Supervisor Elham AbolFateh
Editor in Chief Mohamed Wadie

Rival Libya Leaders Meet in Geneva in Bid to Salvage Elections


Tue 28 Jun 2022 | 08:07 PM
Ahmad El-Assasy

Tuesday saw a meeting in Geneva between the leaders of Libya's two opposing legislative chambers. The goal of the talks was to restart an electoral process overseen by the UN that broke down in December.

An agreement on national elections would be a significant step toward putting an end to the unrest that has characterised the ten years since the NATO-supported overthrow of Moammar al-Gaddafi in 2011.

The 2015 Libyan Political Agreement acknowledged both groups as the two legislative bodies, although since the country's 2014 pision into eastern and western factions, they have frequently engaged in open conflict.

Aguila Saleh, the speaker of the Libyasn parliament, and Khaled al-Mishri, the chairman of the High State Council, arrived at the UN headquarters in Geneva on Tuesday morning and sat sternly, separated by Stephanie Williams, the UN's Libya adviser.

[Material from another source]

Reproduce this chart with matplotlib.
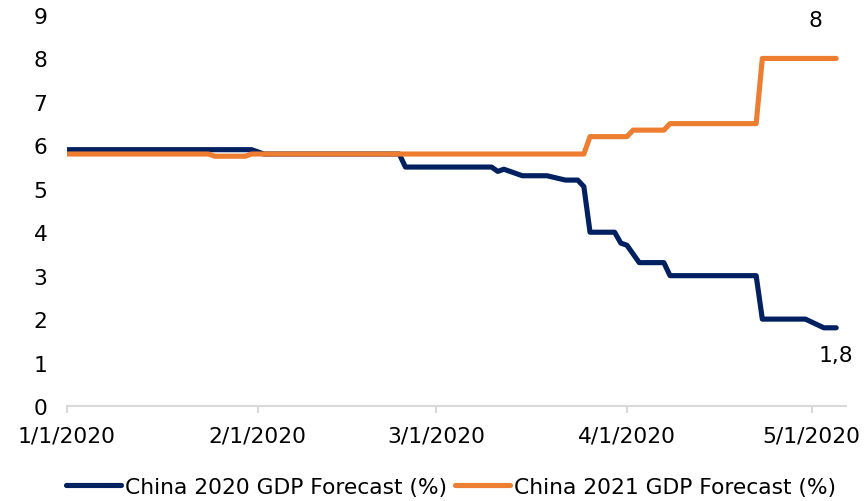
import matplotlib
matplotlib.use("Agg")
import matplotlib.pyplot as plt
import matplotlib.dates as mdates
from datetime import date

plt.rcParams['font.family'] = ['DejaVu Sans']

# China 2020 GDP forecast (%) – change points
dates_2020 = [
    "2020-01-01", "2020-01-31", "2020-02-02", "2020-02-24", "2020-02-25",
    "2020-03-10", "2020-03-11", "2020-03-12", "2020-03-15", "2020-03-19",
    "2020-03-22", "2020-03-24", "2020-03-25", "2020-03-26", "2020-03-30",
    "2020-03-31", "2020-04-01", "2020-04-03", "2020-04-07", "2020-04-08",
    "2020-04-22", "2020-04-23", "2020-04-30", "2020-05-03", "2020-05-05",
]
values_2020 = [
    5.9, 5.9, 5.8, 5.8, 5.5,
    5.5, 5.4, 5.45, 5.3, 5.3,
    5.2, 5.2, 5.05, 4.0, 4.0,
    3.75, 3.7, 3.3, 3.3, 3.0,
    3.0, 2.0, 2.0, 1.8, 1.8,
]

# China 2021 GDP forecast (%) – change points
dates_2021 = [
    "2020-01-01", "2020-01-24", "2020-01-25", "2020-01-30", "2020-01-31",
    "2020-03-25", "2020-03-26", "2020-04-01", "2020-04-02", "2020-04-07",
    "2020-04-08", "2020-04-22", "2020-04-23", "2020-05-05",
]
values_2021 = [
    5.8, 5.8, 5.75, 5.75, 5.8,
    5.8, 6.2, 6.2, 6.35, 6.35,
    6.5, 6.5, 8.0, 8.0,
]

tick_dates = ["2020-01-01", "2020-02-01", "2020-03-01", "2020-04-01", "2020-05-01"]
tick_labels = ["1/1/2020", "2/1/2020", "3/1/2020", "4/1/2020", "5/1/2020"]
y_ticks = list(range(0, 10))

label_2020 = "China 2020 GDP Forecast (%)"
label_2021 = "China 2021 GDP Forecast (%)"

NAVY = "#002060"
ORANGE = "#ED7D31"
AXIS_GREY = "#D9D9D9"
FS = 15.7


def to_num(ds):
    return [mdates.date2num(date.fromisoformat(d)) for d in ds]


x20 = to_num(dates_2020)
x21 = to_num(dates_2021)
xt = to_num(tick_dates)

fig = plt.figure(figsize=(8.68, 5.02), dpi=100)
ax = fig.add_axes([67 / 868, 95 / 502, (846 - 67) / 868, (407 - 16) / 502])

l1, = ax.plot(x20, values_2020, color=NAVY, lw=3.7, solid_capstyle="round",
              solid_joinstyle="round", label=label_2020, zorder=2)
l2, = ax.plot(x21, values_2021, color=ORANGE, lw=3.7, solid_capstyle="round",
              solid_joinstyle="round", label=label_2021, zorder=3)

ax.set_ylim(0, 9)
ax.set_xlim(xt[0], mdates.date2num(date(2020, 5, 6)) + 0.6)

ax.set_yticks(y_ticks)
ax.set_yticklabels([str(v) for v in y_ticks], fontsize=FS)
ax.set_xticks(xt)
ax.set_xticklabels(tick_labels, fontsize=FS)

for s in ("left", "right", "top"):
    ax.spines[s].set_visible(False)
ax.spines["bottom"].set_color(AXIS_GREY)
ax.spines["bottom"].set_linewidth(1.5)
ax.tick_params(axis="y", length=0, pad=14)
ax.tick_params(axis="x", length=5, width=1.5, color=AXIS_GREY, pad=9)

# value labels at the last points
ax.annotate(f"{values_2021[-1]:g}".replace(".", ","), (x21[-1], values_2021[-1]),
            xytext=(-21, 38), textcoords="offset pixels",
            ha="center", va="center", fontsize=FS)
ax.annotate(f"{values_2020[-1]:g}".replace(".", ","), (x20[-1], values_2020[-1]),
            xytext=(0, -27), textcoords="offset pixels",
            ha="center", va="center", fontsize=FS)

fig.legend(handles=[l1, l2], loc="center", bbox_to_anchor=(451 / 868, 14 / 502),
           ncol=2, frameon=False, fontsize=FS, handlelength=2.5,
           handletextpad=0.18, columnspacing=0.4, borderpad=0, borderaxespad=0)

fig.savefig("out.png", dpi=100)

She added at the opening of the negotiations, which got underway at 11:00 CET, "It is now the time to make a final and courageous effort to ensure that this historic compromise takes place" (09:00 BST).

In order to "ensure a clear road to the holding of national elections as soon as feasible," she continued, the timetable and procedure would be discussed.

UN Political Affairs Chief Rosemary DiCarlo expressed her optimism prior to the talks that they would produce a "final and implementable agreement that would lead to the elections at the earliest possible date."

Analysts, on the other hand, were less upbeat since they believed there were limited chances to stop de facto partition or a renewal of hostilities.

The political standoff that has reopened rifts between the opposing factions involved in the most recent major battle that was interrupted two years ago might be helped by a deal on the election-holding procedure.

With one administration in the capital Tripoli and a competing one supported by the parliament in the coastal town of Sirte, there is currently no consensus on how to forward the political process or who should lead the country in the run-up to elections.